Our initial decision was to focus on retail parks and on opportunistic purchases. This is how we came upon this recent portfolio purchase, which didn’t actually involve retail parks, but where the locations and tenants are similar to those of our parks. These are all urban locations surrounded by densely populated residential areas. And the schemes are locally dominant – they are where the local residents do the majority of their weekly shopping. So that’s how the assets in this portfolio passed the initial test for whether we would invest in them. It wasn’t our core plan to buy shopping centres, but we saw the opportunity to buy centres with sales performance 45 pct above the average, that were performing at an excellent level – but that still had room for improvement through investment. And the anchor tenant Carrefour believed strongly in these locations. Carrefour developed the centres in the 1990s and ten years ago sold them to their previous owner, Aerium. By talking to Carrefour, we discovered that they were performing very well but would benefit from some additional investment. So as an investor we took the opportunity to work with the anchor tenant to draw up a business plan for improving the centres. For us it is of key importance to work in this way with the anchor tenant.

So how exactly do you plan to improve these centres?

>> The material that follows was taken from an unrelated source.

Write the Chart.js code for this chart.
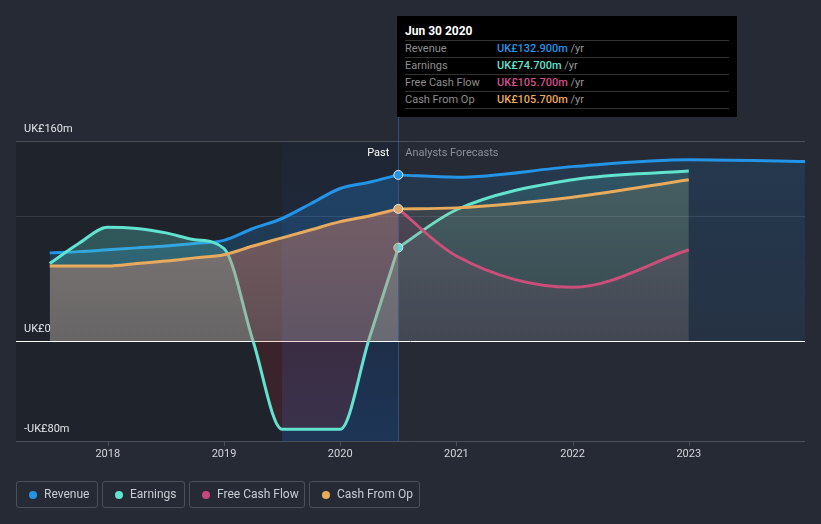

The assets needed a certain amount of refreshment to maintain their appeal to the local population they service. The retail market is very competitive, so despite the centres being locally dominant they still need investing in to maintain their attractiveness. What is required is bringing them right into the 21st century in terms of design standards, rest areas, wi-fi, kids’ play areas, improving the food courts, adjusting the tenant mix if necessary, and finally exploring the expansion possibilities, if feasible. Our plans are fairly concrete, but we still have to sit down with all the stakeholders, such as the tenants and the customers, and discuss the plans more formally to make sure we have centres that perform at the optimal level.

Are you planning to hold onto these centres in the longer term? Is your strategy for them different than what you are planning for the retail parks?

We want to significantly increase the retail park portfolio in Poland and the CEE region over time and would be happy to increase our assets under management to in excess of EUR 200 mln under that strategy. Whilst we have a longer-term strategy in mind for our retail park portfolio, once we have completed our planned improvements I could certainly imagine us exploring exit opportunities for the recently acquired shopping centre portfolio. In terms of geography, we are concentrating on Poland, but it would be wrong to exclude other markets in the long term. We are not investing any time or work on that at the moment, but would look at opportunities if presented with something of interest.

How are you planning to expand?

To date Newbridge has exclusively worked on its own account with parent company Somerston, but we will also look at working with other external sources of capital when exploring other opportunities. At the moment we have more than EUR 150 mln of assets under management ownership in Poland. We now have the team and structure in place to increase our investments and the potential to collaborate with third parties. Our recent transactions have proven that we have got operating expertise that can be of value for both investors and for third parties. Currently we have a team of six people, but we need to expand this and so we will be hiring.